=== ENTRIES ===
## BEGIN
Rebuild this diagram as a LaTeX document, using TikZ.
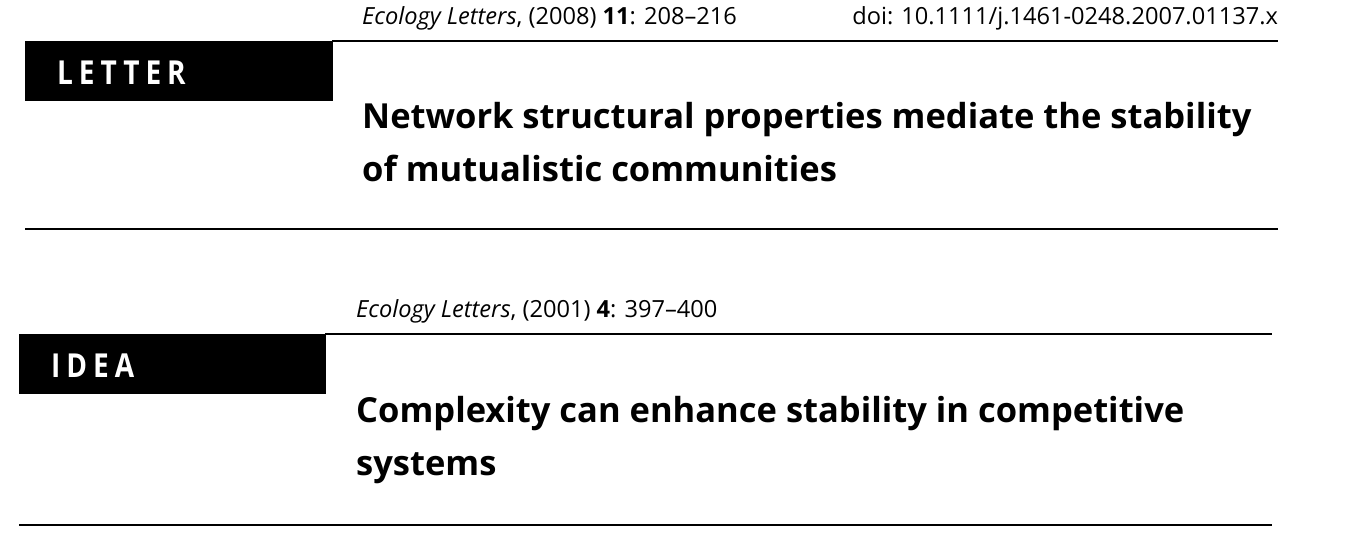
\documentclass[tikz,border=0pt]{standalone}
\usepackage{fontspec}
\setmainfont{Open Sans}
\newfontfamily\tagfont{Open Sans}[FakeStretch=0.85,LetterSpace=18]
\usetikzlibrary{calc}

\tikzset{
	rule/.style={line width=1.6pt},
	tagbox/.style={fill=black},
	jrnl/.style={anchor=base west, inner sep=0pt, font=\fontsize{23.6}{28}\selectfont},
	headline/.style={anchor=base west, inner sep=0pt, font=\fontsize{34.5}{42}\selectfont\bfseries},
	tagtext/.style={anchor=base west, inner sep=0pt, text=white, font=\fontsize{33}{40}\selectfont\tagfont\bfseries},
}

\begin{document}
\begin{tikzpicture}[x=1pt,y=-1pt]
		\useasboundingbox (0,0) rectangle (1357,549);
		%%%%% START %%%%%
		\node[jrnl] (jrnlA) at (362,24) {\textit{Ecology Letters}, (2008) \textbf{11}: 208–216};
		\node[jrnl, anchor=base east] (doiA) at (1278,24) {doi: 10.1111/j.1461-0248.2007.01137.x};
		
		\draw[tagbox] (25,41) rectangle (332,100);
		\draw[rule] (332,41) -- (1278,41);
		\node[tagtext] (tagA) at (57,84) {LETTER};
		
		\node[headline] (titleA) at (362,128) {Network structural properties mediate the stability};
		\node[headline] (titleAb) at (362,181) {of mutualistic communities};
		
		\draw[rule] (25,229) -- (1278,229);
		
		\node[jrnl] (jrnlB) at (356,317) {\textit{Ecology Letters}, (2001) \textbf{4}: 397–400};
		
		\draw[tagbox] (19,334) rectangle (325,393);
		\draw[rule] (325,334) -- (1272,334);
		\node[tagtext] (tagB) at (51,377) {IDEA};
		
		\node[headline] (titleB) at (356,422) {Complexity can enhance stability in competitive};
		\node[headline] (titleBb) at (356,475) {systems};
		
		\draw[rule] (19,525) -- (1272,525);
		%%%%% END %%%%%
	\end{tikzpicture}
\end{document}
## END
## BEGIN
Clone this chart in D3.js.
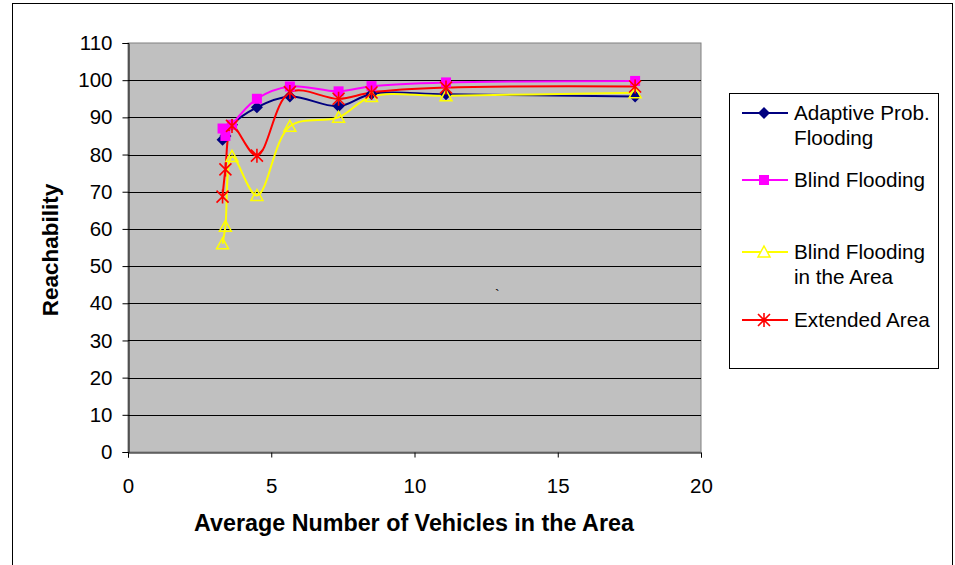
## END
## BEGIN
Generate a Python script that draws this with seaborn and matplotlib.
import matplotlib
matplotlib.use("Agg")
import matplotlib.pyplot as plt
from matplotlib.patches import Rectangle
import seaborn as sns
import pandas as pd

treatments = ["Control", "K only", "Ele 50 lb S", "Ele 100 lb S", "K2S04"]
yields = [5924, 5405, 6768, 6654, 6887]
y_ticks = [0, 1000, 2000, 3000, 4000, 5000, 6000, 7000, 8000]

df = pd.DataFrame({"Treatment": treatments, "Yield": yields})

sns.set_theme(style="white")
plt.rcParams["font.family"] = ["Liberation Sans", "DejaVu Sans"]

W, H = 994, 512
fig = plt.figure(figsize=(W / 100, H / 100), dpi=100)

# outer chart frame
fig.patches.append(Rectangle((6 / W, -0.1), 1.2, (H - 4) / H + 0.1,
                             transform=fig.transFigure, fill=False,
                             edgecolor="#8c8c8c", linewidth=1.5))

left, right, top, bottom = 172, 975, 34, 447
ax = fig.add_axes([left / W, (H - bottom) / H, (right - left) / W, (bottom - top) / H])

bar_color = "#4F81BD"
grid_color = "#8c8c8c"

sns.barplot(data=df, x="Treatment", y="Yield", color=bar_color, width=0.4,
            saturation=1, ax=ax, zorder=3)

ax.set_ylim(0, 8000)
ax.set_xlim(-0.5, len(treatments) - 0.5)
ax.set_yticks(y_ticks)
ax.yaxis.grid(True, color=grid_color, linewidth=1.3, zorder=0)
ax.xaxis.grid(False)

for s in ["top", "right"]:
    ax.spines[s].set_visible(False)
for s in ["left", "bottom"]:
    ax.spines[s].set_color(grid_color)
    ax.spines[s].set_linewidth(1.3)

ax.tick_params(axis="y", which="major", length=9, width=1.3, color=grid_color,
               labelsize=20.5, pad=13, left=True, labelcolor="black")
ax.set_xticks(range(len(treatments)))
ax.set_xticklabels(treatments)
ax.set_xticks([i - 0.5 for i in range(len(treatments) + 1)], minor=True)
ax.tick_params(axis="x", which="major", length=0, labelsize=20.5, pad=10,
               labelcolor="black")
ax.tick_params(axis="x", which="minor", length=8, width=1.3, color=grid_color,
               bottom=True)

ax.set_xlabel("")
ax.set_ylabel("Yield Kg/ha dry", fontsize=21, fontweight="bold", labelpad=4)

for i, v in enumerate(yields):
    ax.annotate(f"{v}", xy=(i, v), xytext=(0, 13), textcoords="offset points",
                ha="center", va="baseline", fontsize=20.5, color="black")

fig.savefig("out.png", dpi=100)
## END
=== STATED EXERCISE ===
Using the entries above, find all lines with "seaborn". Copy them.

=== SOLUTION FOR THIS TASK ===
Generate a Python script that draws this with seaborn and matplotlib.
import seaborn as sns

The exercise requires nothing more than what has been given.